Figure scripts
##############################

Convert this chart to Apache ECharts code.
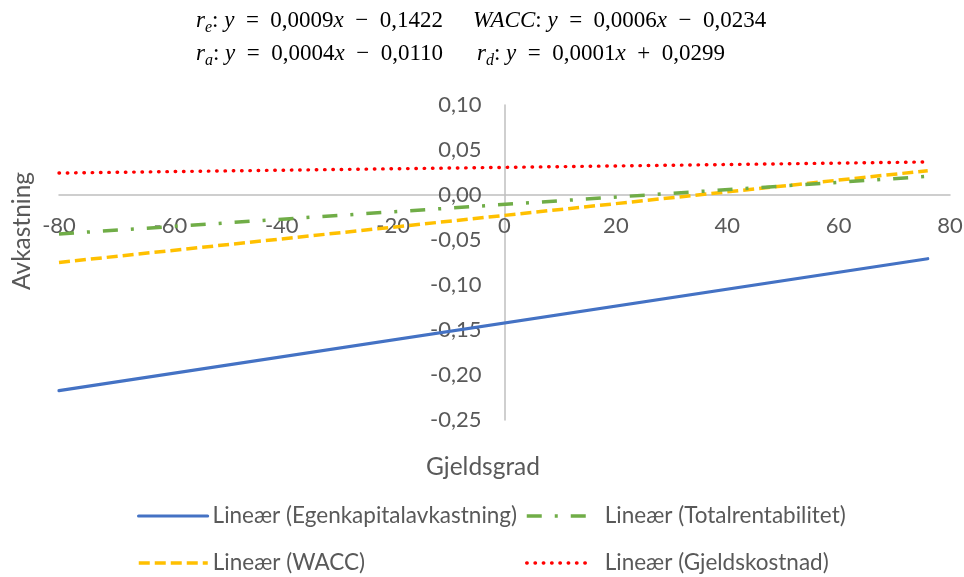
<!DOCTYPE html>
<html><head><meta charset="utf-8">
<script src="https://cdn.jsdelivr.net/npm/echarts@6/dist/echarts.min.js"></script>
<style>html,body{margin:0;padding:0;background:#fff}#c{width:964px;height:577px}</style>
</head><body><div id="c"></div>
<script>
// ---- data ----
const seriesNames = [
  'Lineær (Egenkapitalavkastning)',
  'Lineær (Totalrentabilitet)',
  'Lineær (WACC)',
  'Lineær (Gjeldskostnad)'
];
const xValues = [-80, 76];
const egenkapital = [-0.2174, -0.0708];
const totalrent = [-0.0433, 0.0207];
const wacc = [-0.0749, 0.0270];
const gjeld = [0.0244, 0.0367];
const xAxisRange = [-80, 80, 20];
const yAxisRange = [-0.25, 0.10, 0.05];
const xTitle = 'Gjeldsgrad';
const yTitle = 'Avkastning';
const eqLeft1 = ['r', 'e', '0,0009', '0,1422', '−'];
const eqLeft2 = ['r', 'a', '0,0004', '0,0110', '−'];
const eqRight1 = ['WACC', '', '0,0006', '0,0234', '−'];
const eqRight2 = ['r', 'd', '0,0001', '0,0299', '+'];

// ---- styling / layout ----
const FONT = 'Lato, "Open Sans", sans-serif';
const SERIF = '"Liberation Serif", "DejaVu Serif", serif';
const GREY = '#595959';
const colors = ['#4472C4', '#70AD47', '#FFC000', '#FF0000'];
const lineStyles = [
  {type: 'solid', width: 3.2, cap: 'round'},
  {type: [15, 13, 3, 13], width: 3.5, cap: 'butt'},
  {type: [11, 5], width: 3.5, cap: 'butt'},
  {type: [0.5, 7.8], width: 3.4, cap: 'round'}
];
const allValues = [egenkapital, totalrent, wacc, gjeld];
const W = 964, H = 577;
const G = {left: 59, right: 14, top: 105, bottom: 157};
const gridW = W - G.left - G.right, gridH = H - G.top - G.bottom;
// move the axes so they cross at the origin (Excel style)
const xAxisOffset = -gridH * (0 - yAxisRange[0]) / (yAxisRange[1] - yAxisRange[0]);
const yAxisOffset = -gridW * (0 - xAxisRange[0]) / (xAxisRange[1] - xAxisRange[0]);

const series = allValues.map((vals, i) => ({
  name: seriesNames[i],
  type: 'line',
  data: xValues.map((x, j) => [x, vals[j]]),
  symbol: 'none',
  silent: true,
  z: 10 - i,
  lineStyle: Object.assign({color: colors[i]}, lineStyles[i]),
  itemStyle: {color: colors[i], opacity: 0}
}));

function eqText(p) {
  const sub = p[1] ? '{s|' + p[1] + '}' : '';
  return '{v|' + p[0] + '}' + sub + '{n|: }{v|y}{n|  =  ' + p[2] + '}{v|x}{n|  ' + p[4] + '  ' + p[3] + '}';
}
const rich = {
  v: {fontFamily: SERIF, fontStyle: 'italic', fontSize: 23, color: '#000', lineHeight: 30, verticalAlign: 'middle'},
  s: {fontFamily: SERIF, fontStyle: 'italic', fontSize: 16, color: '#000', lineHeight: 30, verticalAlign: 'bottom'},
  n: {fontFamily: SERIF, fontSize: 23, color: '#000', lineHeight: 30, verticalAlign: 'middle'}
};
function eqGraphic(p, x, y) {
  return {type: 'text', left: x, top: y, style: {text: eqText(p), rich: rich, verticalAlign: 'top'}};
}

const legendPos = [[137, 503, 69, 5], [525, 503, 63, 15], [137, 550, 69, 5], [525, 550, 63, 15]];
const legends = seriesNames.map((n, i) => ({
  data: [n], left: legendPos[i][0], top: legendPos[i][1], itemWidth: legendPos[i][2],
  padding: 0, itemHeight: 14,
  itemStyle: {opacity: 0},
  lineStyle: {width: lineStyles[i].width},
  textStyle: {fontFamily: FONT, fontSize: 22.5, color: GREY, lineHeight: 26, padding: [0, 0, 0, legendPos[i][3] - 5]}
}));

const chart = echarts.init(document.getElementById('c'), null, {renderer: 'canvas'});
chart.setOption({
  animation: false,
  backgroundColor: '#fff',
  grid: {left: G.left, right: G.right, top: G.top, bottom: G.bottom, containLabel: false, outerBoundsMode: 'none'},
  xAxis: {
    type: 'value', min: xAxisRange[0], max: xAxisRange[1], interval: xAxisRange[2],
    position: 'bottom', offset: xAxisOffset,
    axisLine: {onZero: false, lineStyle: {color: '#BFBFBF', width: 1.5}},
    axisTick: {show: false}, splitLine: {show: false},
    axisLabel: {color: GREY, fontFamily: FONT, fontSize: 22, margin: 20, formatter: v => String(v)}
  },
  yAxis: {
    type: 'value', min: yAxisRange[0], max: yAxisRange[1], interval: yAxisRange[2],
    position: 'left', offset: yAxisOffset,
    axisLine: {show: true, onZero: false, lineStyle: {color: '#BFBFBF', width: 1.5}},
    axisTick: {show: false}, splitLine: {show: false},
    axisLabel: {color: GREY, fontFamily: FONT, fontSize: 22, margin: 23,
      formatter: v => (Math.round(v * 100) / 100).toFixed(2).replace('.', ',')}
  },
  legend: legends,
  series: series,
  graphic: [
    eqGraphic(eqLeft1, 196, 9),
    eqGraphic(eqLeft2, 196, 42),
    eqGraphic(eqRight1, 473, 9),
    eqGraphic(eqRight2, 477, 42),
    {type: 'text', x: 483, y: 467, style: {text: xTitle, fontFamily: FONT, fontSize: 24.5, fill: GREY, align: 'center', verticalAlign: 'middle'}},
    {type: 'text', x: 22, y: 231, rotation: Math.PI / 2, style: {text: yTitle, fontFamily: FONT, fontSize: 24.5, fill: GREY, align: 'center', verticalAlign: 'middle'}}
  ]
});
</script></body></html>
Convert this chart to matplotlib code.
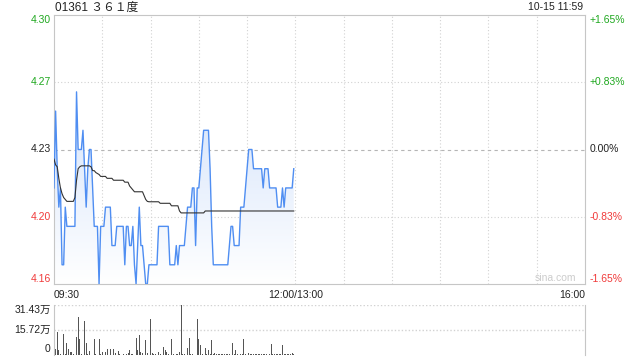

##############################

Restate the listing above word for word, and skip the pictures.

Convert this chart to Apache ECharts code.
<!DOCTYPE html>
<html><head><meta charset="utf-8">
<script src="https://cdn.jsdelivr.net/npm/echarts@6/dist/echarts.min.js"></script>
<style>html,body{margin:0;padding:0;background:#fff}#c{width:964px;height:577px}</style>
</head><body><div id="c"></div>
<script>
// ---- data ----
const seriesNames = [
  'Lineær (Egenkapitalavkastning)',
  'Lineær (Totalrentabilitet)',
  'Lineær (WACC)',
  'Lineær (Gjeldskostnad)'
];
const xValues = [-80, 76];
const egenkapital = [-0.2174, -0.0708];
const totalrent = [-0.0433, 0.0207];
const wacc = [-0.0749, 0.0270];
const gjeld = [0.0244, 0.0367];
const xAxisRange = [-80, 80, 20];
const yAxisRange = [-0.25, 0.10, 0.05];
const xTitle = 'Gjeldsgrad';
const yTitle = 'Avkastning';
const eqLeft1 = ['r', 'e', '0,0009', '0,1422', '−'];
const eqLeft2 = ['r', 'a', '0,0004', '0,0110', '−'];
const eqRight1 = ['WACC', '', '0,0006', '0,0234', '−'];
const eqRight2 = ['r', 'd', '0,0001', '0,0299', '+'];

// ---- styling / layout ----
const FONT = 'Lato, "Open Sans", sans-serif';
const SERIF = '"Liberation Serif", "DejaVu Serif", serif';
const GREY = '#595959';
const colors = ['#4472C4', '#70AD47', '#FFC000', '#FF0000'];
const lineStyles = [
  {type: 'solid', width: 3.2, cap: 'round'},
  {type: [15, 13, 3, 13], width: 3.5, cap: 'butt'},
  {type: [11, 5], width: 3.5, cap: 'butt'},
  {type: [0.5, 7.8], width: 3.4, cap: 'round'}
];
const allValues = [egenkapital, totalrent, wacc, gjeld];
const W = 964, H = 577;
const G = {left: 59, right: 14, top: 105, bottom: 157};
const gridW = W - G.left - G.right, gridH = H - G.top - G.bottom;
// move the axes so they cross at the origin (Excel style)
const xAxisOffset = -gridH * (0 - yAxisRange[0]) / (yAxisRange[1] - yAxisRange[0]);
const yAxisOffset = -gridW * (0 - xAxisRange[0]) / (xAxisRange[1] - xAxisRange[0]);

const series = allValues.map((vals, i) => ({
  name: seriesNames[i],
  type: 'line',
  data: xValues.map((x, j) => [x, vals[j]]),
  symbol: 'none',
  silent: true,
  z: 10 - i,
  lineStyle: Object.assign({color: colors[i]}, lineStyles[i]),
  itemStyle: {color: colors[i], opacity: 0}
}));

function eqText(p) {
  const sub = p[1] ? '{s|' + p[1] + '}' : '';
  return '{v|' + p[0] + '}' + sub + '{n|: }{v|y}{n|  =  ' + p[2] + '}{v|x}{n|  ' + p[4] + '  ' + p[3] + '}';
}
const rich = {
  v: {fontFamily: SERIF, fontStyle: 'italic', fontSize: 23, color: '#000', lineHeight: 30, verticalAlign: 'middle'},
  s: {fontFamily: SERIF, fontStyle: 'italic', fontSize: 16, color: '#000', lineHeight: 30, verticalAlign: 'bottom'},
  n: {fontFamily: SERIF, fontSize: 23, color: '#000', lineHeight: 30, verticalAlign: 'middle'}
};
function eqGraphic(p, x, y) {
  return {type: 'text', left: x, top: y, style: {text: eqText(p), rich: rich, verticalAlign: 'top'}};
}

const legendPos = [[137, 503, 69, 5], [525, 503, 63, 15], [137, 550, 69, 5], [525, 550, 63, 15]];
const legends = seriesNames.map((n, i) => ({
  data: [n], left: legendPos[i][0], top: legendPos[i][1], itemWidth: legendPos[i][2],
  padding: 0, itemHeight: 14,
  itemStyle: {opacity: 0},
  lineStyle: {width: lineStyles[i].width},
  textStyle: {fontFamily: FONT, fontSize: 22.5, color: GREY, lineHeight: 26, padding: [0, 0, 0, legendPos[i][3] - 5]}
}));

const chart = echarts.init(document.getElementById('c'), null, {renderer: 'canvas'});
chart.setOption({
  animation: false,
  backgroundColor: '#fff',
  grid: {left: G.left, right: G.right, top: G.top, bottom: G.bottom, containLabel: false, outerBoundsMode: 'none'},
  xAxis: {
    type: 'value', min: xAxisRange[0], max: xAxisRange[1], interval: xAxisRange[2],
    position: 'bottom', offset: xAxisOffset,
    axisLine: {onZero: false, lineStyle: {color: '#BFBFBF', width: 1.5}},
    axisTick: {show: false}, splitLine: {show: false},
    axisLabel: {color: GREY, fontFamily: FONT, fontSize: 22, margin: 20, formatter: v => String(v)}
  },
  yAxis: {
    type: 'value', min: yAxisRange[0], max: yAxisRange[1], interval: yAxisRange[2],
    position: 'left', offset: yAxisOffset,
    axisLine: {show: true, onZero: false, lineStyle: {color: '#BFBFBF', width: 1.5}},
    axisTick: {show: false}, splitLine: {show: false},
    axisLabel: {color: GREY, fontFamily: FONT, fontSize: 22, margin: 23,
      formatter: v => (Math.round(v * 100) / 100).toFixed(2).replace('.', ',')}
  },
  legend: legends,
  series: series,
  graphic: [
    eqGraphic(eqLeft1, 196, 9),
    eqGraphic(eqLeft2, 196, 42),
    eqGraphic(eqRight1, 473, 9),
    eqGraphic(eqRight2, 477, 42),
    {type: 'text', x: 483, y: 467, style: {text: xTitle, fontFamily: FONT, fontSize: 24.5, fill: GREY, align: 'center', verticalAlign: 'middle'}},
    {type: 'text', x: 22, y: 231, rotation: Math.PI / 2, style: {text: yTitle, fontFamily: FONT, fontSize: 24.5, fill: GREY, align: 'center', verticalAlign: 'middle'}}
  ]
});
</script></body></html>
Convert this chart to matplotlib code.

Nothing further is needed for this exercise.